Saturday, June 23, 2012

HOW TO USE DRUMAGOG AND THE OTHER DRUM REPLACERS (free Vst plugins and samples inside)

Hello and welcome to this week's article! Today we're going to talk about Drum Replacement!
Drum replacement is a very common technique nowadays, and it consists in taking the peaks of a drum track (an audio track, or even a MIDI) using a level analizer, setting a threshold like we're using a Compressor, and every peak that exceedes that threshold is considered by the program a hit to be replaced with a midi sample of our choice.
This technique can be used to replace virtually anything with any sample, but it has been developed specifically for drums, because this is the application where it really turns out to be useful: to add the sound of an already processed snare, kick or tom to the original sound we have recorded and blend them, in order to give more punch, clarity and "professional vibe" to our songs.

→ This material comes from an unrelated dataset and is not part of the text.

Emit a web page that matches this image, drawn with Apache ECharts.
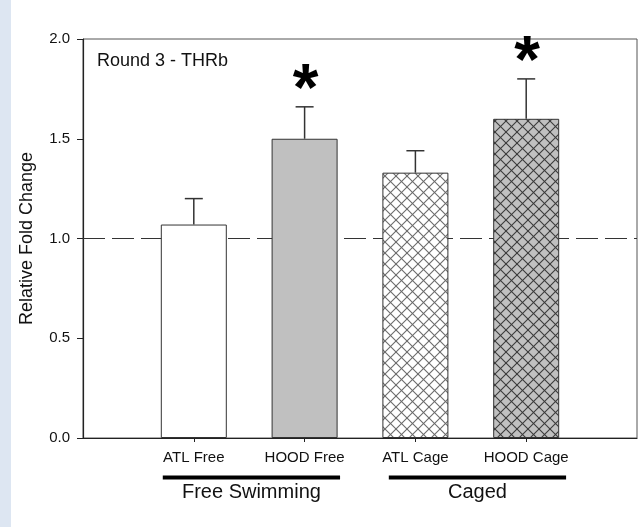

Those plugins usually gives you the opportunity to "refine the search" of the peaks to be replaced, supporting Equalization filters and a volume fader, in order to isolate as much as possible the range of sounds to be processed, since it's a common problem to have replaced more sounds that we need, for example a long-tailed snare hit may be interpreted as more than one single sound so the plugin may add a double or triple hit on it. It takes some practice to set up the software so that only the sounds we need are replaced.

- The first and best drum replacement program around is Drumagog, it comes with some sample bundled sample and lets you use Wave files and the proprietary .GOG standard, which supports multisampling in order to assign the right sample according to the Velocity of every hit.
Another very interesting and useful feature is the "Blend" control, that lets you choose the percentage of original and triggered sound you want, mixing them.

- The second plugin I suggest is Slate Drums, which is a bit more expensive but comes in bundle with great samples.

- The third plugin in order of quality is ApTrigga, which is cheap, light, and very effective.

Drumtrig, is FREE, and very easy to use. Similiarly to Aptrigga, Drumtrig has a clean interface, but with less controls.

Boxsounds Replacer, is FREE and lets you load up to four sample layers.

KTDrum Trigger is another FREE plugin that allows you replace sounds, and this one supports up to three different frequency bands, thus is possible to replace more than one sound at the same time (anyway is suggested to open a single instance for every single drum part, to avoid errors).

Now we must choose the right samples. There are many sample packs around, and among them a very good pack is LSD DRUMS, or the Slate Drums pack, but surfing the web you can also stumble upon some good free sample library, just try searching on the Ultimate Metal and the Mixingtips forum. You can even create your own samples by microphoning a real drum or ripping the single samples from your favourite album, just make sure to find a song where the drum part is playing alone, or you will sample something of the other instruments too!

Once we have replaced all the drum parts we need (usually snare, kick and toms, since is not a good idea to replace the cybmals as the sampled ones tend to sound a bit "unnatural"), it's time to head to the "cleaning" part: clean all the midi drum tracks of the "double hits" accidentally taken by the software, correct the eventual timing and quantization errors (if the samples are replacing a real microphoned drum track), adjust the Velocity to the right levels when needed (just remember to not make it completely flat or you will lose all the dynamics of the drumming), and after this phase we will have a perfectly edited triggered drum track, which is ready to be mixed (and with the right samples, more than 50% of the mixing job is already done!).